Remember Elio? Back in 2015 or thereabouts, the Arizona-based startup hit the auto show circuit with a two-seat three-wheel commuter car that it claimed would sell for just $6,800 (later increased to $7,450) and return 84 mpg. It was founder Paul Elio’s solution for a post-recession America that desperately needed affordable wheels.
Aside from the engine—a 0.9-liter three-cylinder engine designed by Germany’s IAV—most of the Elio’s components were off-the-shelf parts from existing suppliers, which the company said offered huge opportunities for customization. Elio even came up with an innovative financing scheme, effectively a secured credit card with the car as collateral. For every $1 of gas purchase by an Elio owner, said owner would make a $2 car payment.
The Elio was to be built at GM’s shuttered Hummer plant in Shreveport, Louisiana, where the company promised to create 1,500 new jobs. It was an intriguing concept, and Elio took some 65,000 deposits, most of which were non-refundable.
But then the inevitable happened: The mid-2016 start-of-production date was delayed again and again. Aside from a few brightly colored prototypes, most powered by three-pot Geo Metro powertrains, no cars were built and no jobs were created in Louisiana. Finally, in 2019, Elio stopped updating its website.
But just recently, the website became active again with a new announcement: The Elio will be reborn as an electric vehicle known as the Elio-E. Target price: $14,900.
According to the press release, Elio’s original plan was to launch the gasoline-powered Elio-G first, then follow up with a battery-powered electric version. (This is news to us: When one of our staffers drove the Elio P4 prototype in 2015, there was no mention of an electric car.) Now, given the climate of the car business, Elio has decided to launch the electric version first, and then—maybe—the gasoline version.

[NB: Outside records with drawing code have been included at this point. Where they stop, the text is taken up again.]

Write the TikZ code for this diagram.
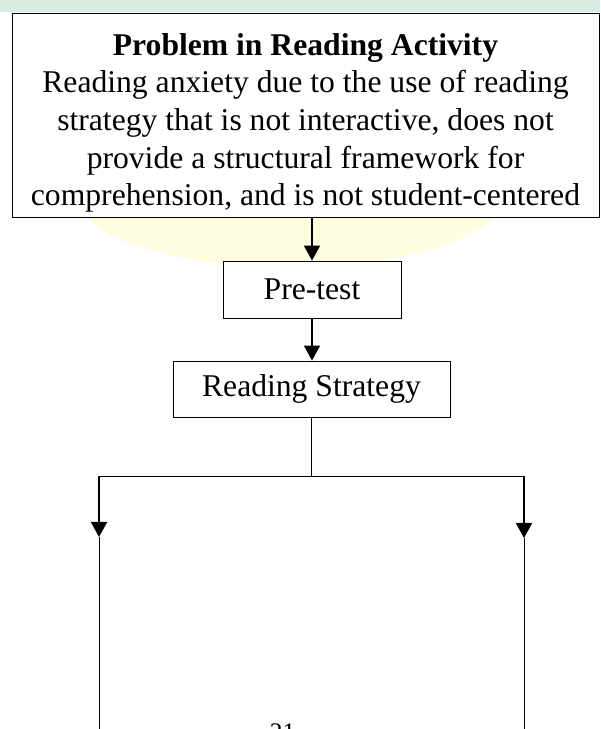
\documentclass[tikz,border=0pt]{standalone}
\usepackage{fontspec}
\setmainfont{Liberation Serif}
\usepackage{tikz}
\usetikzlibrary{positioning}
\usetikzlibrary{arrows.meta}
\usepackage{xcolor}

\definecolor{markgreen}{RGB}{216,238,226}
\definecolor{markyellow}{RGB}{255,253,224}

\tikzset{
flowbox/.style={draw, fill=white, line width=0.6pt, align=center, inner sep=0pt, font=\fontsize{22.5}{26.8}\selectfont},
flowarrow/.style={line width=1.4pt, -{Triangle[width=11.4pt,length=10.7pt]}},
flowline/.style={line width=0.6pt}
}

\begin{document}
\begin{tikzpicture}[x=0.025cm, y=-0.025cm]

\clip (0,0) rectangle (600,729);

% faint mark behind the chart
\fill[markgreen] (0,0) rectangle (600,12);
\fill[markyellow] (290,200) ellipse [x radius=210, y radius=67];

% nodes
{
\node[flowbox, minimum width=14.675cm, minimum height=5.1cm] (problem) at (305.5,115)
{\rule{0pt}{26.8pt}\textbf{Problem in Reading Activity}\\
Reading anxiety due to the use of reading\\
strategy that is not interactive, does not\\
provide a structural framework for\\
comprehension, and is not student-centered};

\node[flowbox, minimum width=4.45cm, minimum height=1.425cm] (pretest) at (312,289.5) {Pre-test};

\node[flowbox, minimum width=6.925cm, minimum height=1.4cm] (strategy) at (311.5,389) {Reading Strategy};

\node[anchor=north, inner sep=0pt, font=\fontsize{18}{20}\selectfont] (pagenum) at (282.5,723) {21};
}

\coordinate (split) at (311.5,476);
\coordinate (leftturn) at (99,476);
\coordinate (rightturn) at (524,476);
\coordinate (lefttip) at (99,537);
\coordinate (righttip) at (524,538);
\coordinate (leftend) at (99,735);
\coordinate (rightend) at (524,735);

% connectors
\draw[flowarrow] (problem.south -| pretest.north) -- (pretest.north);
\draw[flowarrow] (pretest.south) -- (pretest.south |- strategy.north);
\draw[flowline] (strategy.south) -- (split);
\draw[flowline] (leftturn) -- (rightturn);
\draw[flowarrow] (leftturn) -- (lefttip);
\draw[flowarrow] (rightturn) -- (righttip);
\draw[flowline] (lefttip) -- (leftend);
\draw[flowline] (righttip) -- (rightend);

\end{tikzpicture}
\end{document}
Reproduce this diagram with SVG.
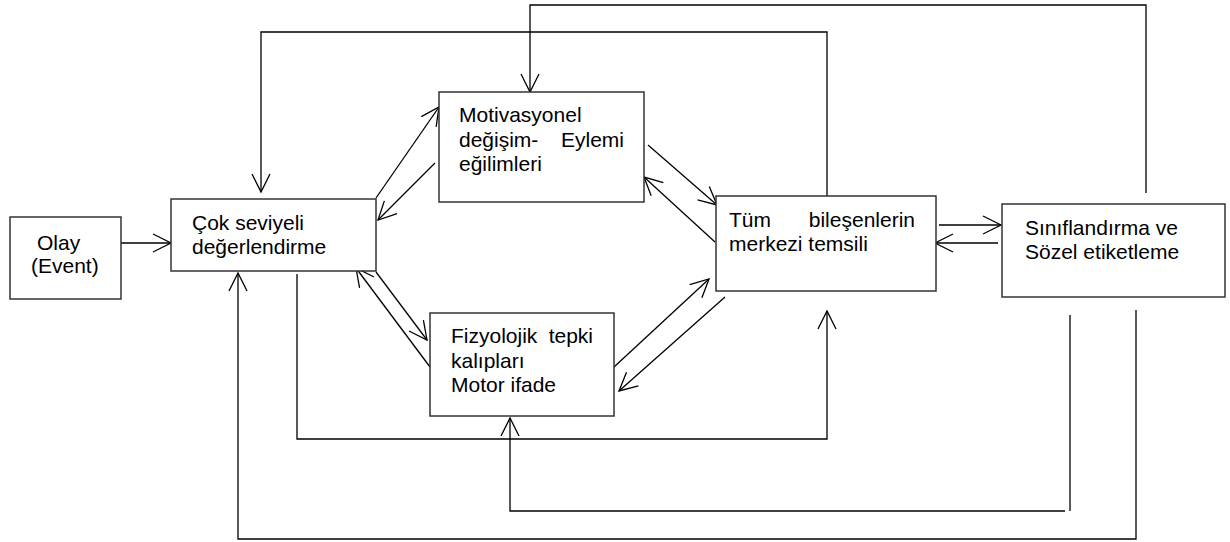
<svg xmlns="http://www.w3.org/2000/svg" width="1230" height="542" viewBox="0 0 1230 542">
<style>
.box{fill:#fff;stroke:#333;stroke-width:1.5}
.t{font-family:"Liberation Sans",Arial,sans-serif;font-size:21px;fill:#000}
.c{fill:none;stroke:#000;stroke-width:1.3}
</style>
<defs>
<marker id="ah" markerUnits="userSpaceOnUse" orient="auto" overflow="visible" markerWidth="20" markerHeight="20" refX="0" refY="0">
<path d="M-18,-9 L0,0 L-18,9" fill="none" stroke="#000" stroke-width="1.3"/>
</marker>
</defs>
<rect width="1230" height="542" fill="#fff"/>
<g id="connectors">
<path class="c" d="M121,243 H171" marker-end="url(#ah)"/>
<path class="c" d="M827,196 V32 H261 V192" marker-end="url(#ah)"/>
<path class="c" d="M1146,193 V5 H530 V92" marker-end="url(#ah)"/>
<path class="c" d="M376,198 L439,107" marker-end="url(#ah)"/>
<path class="c" d="M435,163 L378,220" marker-end="url(#ah)"/>
<path class="c" d="M648,145 L717,205" marker-end="url(#ah)"/>
<path class="c" d="M715,242 L644,177" marker-end="url(#ah)"/>
<path class="c" d="M939,225 H1001" marker-end="url(#ah)"/>
<path class="c" d="M998,243 H935" marker-end="url(#ah)"/>
<path class="c" d="M376,272 L427,340" marker-end="url(#ah)"/>
<path class="c" d="M430,367 L356,268" marker-end="url(#ah)"/>
<path class="c" d="M614,367 L709,279" marker-end="url(#ah)"/>
<path class="c" d="M725,297 L619,391" marker-end="url(#ah)"/>
<path class="c" d="M297,274 V439 H827 V311" marker-end="url(#ah)"/>
<path class="c" d="M1070,315 V511"/>
<path class="c" d="M1065,511 H510 V418" marker-end="url(#ah)"/>
<path class="c" d="M1136,310 V539 H238 V273" marker-end="url(#ah)"/>
</g>
<g id="olay">
<rect class="box" x="10" y="217" width="111" height="82"/>
<text class="t" x="37" y="250">Olay</text>
<text class="t" x="31" y="273">(Event)</text>
</g>
<g id="cok">
<rect class="box" x="171" y="199" width="205" height="72"/>
<text class="t" x="192" y="230">Çok seviyeli</text>
<text class="t" x="192" y="254">değerlendirme</text>
</g>
<g id="motivasyonel">
<rect class="box" x="439" y="92" width="205" height="110"/>
<text class="t" x="459" y="122">Motivasyonel</text>
<text class="t" x="459" y="147">değişim-</text>
<text class="t" x="624" y="147" text-anchor="end">Eylemi</text>
<text class="t" x="459" y="171">eğilimleri</text>
</g>
<g id="tum">
<rect class="box" x="716" y="196" width="220" height="95"/>
<text class="t" x="729" y="227">Tüm</text>
<text class="t" x="915" y="227" text-anchor="end">bileşenlerin</text>
<text class="t" x="729" y="251">merkezi temsili</text>
</g>
<g id="sinif">
<rect class="box" x="1002" y="204" width="223" height="93"/>
<text class="t" x="1025" y="235">Sınıflandırma ve</text>
<text class="t" x="1025" y="259">Sözel etiketleme</text>
</g>
<g id="fizyolojik">
<rect class="box" x="430" y="313" width="184" height="103"/>
<text class="t" x="451" y="343">Fizyolojik</text>
<text class="t" x="593" y="343" text-anchor="end">tepki</text>
<text class="t" x="451" y="368">kalıpları</text>
<text class="t" x="451" y="392">Motor ifade</text>
</g>
</svg>
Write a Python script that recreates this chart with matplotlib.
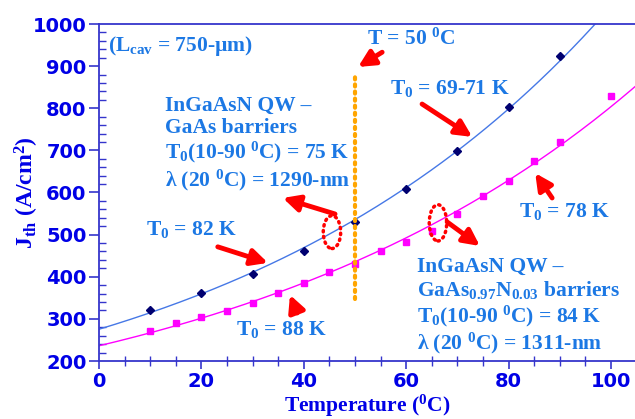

Something closer to the truth can probably be found in this part of the press release: “Most of the engineering for proof of concept for the gas Elio-G can be utilized in the development of the electric Elio-E. Elio contacted its engineering partner Roush and their assessment was that the current design could be successfully electrified. Utilizing the work already completed will significantly shorten development time versus a clean sheet of paper approach. “
Translation—our guess, at least—is that someone at Elio figured out that off-the-shelf electric motors are cheaper than bespoke gasoline engines.
Is the Elio-E really going to happen, or is the announcement just an attempt to prop up a failing startup? Elio’s stock price—which leaped as high as $50 shortly after its 2016 IPO, and spent most of 2021 falling from just over a dollar to a low of $0.30—did see a brief jump to $1.10 on the Elio-E announcement. Alas, it’s been steadily dropping since.
If the car does materialize, it already has competition: Electra Meccanica’s three-wheel, single-seat Solo that offers 100 miles of driving range. After a half-decade of fits and starts, E-M has actually delivered a few cars to customers. (We’ve driven the Solo, and those customers have our sympathy.) There’s also the Vanderhall Edison, which is huge fun, but not exactly a product with mass appeal.
Still, the Elio-E has the potential to be an interesting car. It uses front-wheel drive, so it won’t suffer from the rear-motor Solo’s annoying tendency to jack its rear end up every time you hit the accelerator. Plus (if we recall correctly), the Elio P4 prototype we drove was rather fun to putter about in at the sub-50-mph speeds we were allowed to hit.
That said, we can’t help but think this announcement is an attempt to keep the Elio dream alive and the company afloat. It doesn’t take a marketing genius to see that appeal for a car like this is limited, and by the time mass production happens—if it happens—we’ll likely have several automakers offering sub-$30,000, four-seat, four-wheel electrics which, unlike the Solo, Vanderhall, and Elio (which are technically autocycles), will qualify for tax incentives.
Back in the heady $7,000 Elio-G days, the company told us it’d need to build 150,000 to 200,000 cars per annum to be profitable. In other words, Elio would have to out-sell Volvo and Jaguar Land Rover right out of the gate. And that was before the company has what USA Today estimates to be $28 million of deposits on which to make good, in addition to the $7.5 million that USA Today reports Elio owes in fines over its failure to create any of the promised jobs in Louisiana
We’ll keep an eye out for more Elio news, and we certainly wish the company all the best—as we do for the 65,000 hapless folks who put down deposits and never got a thing for it. If the Elio-E appeals to you and you’re thinking of reserving one, we say, maybe it’s best to wait.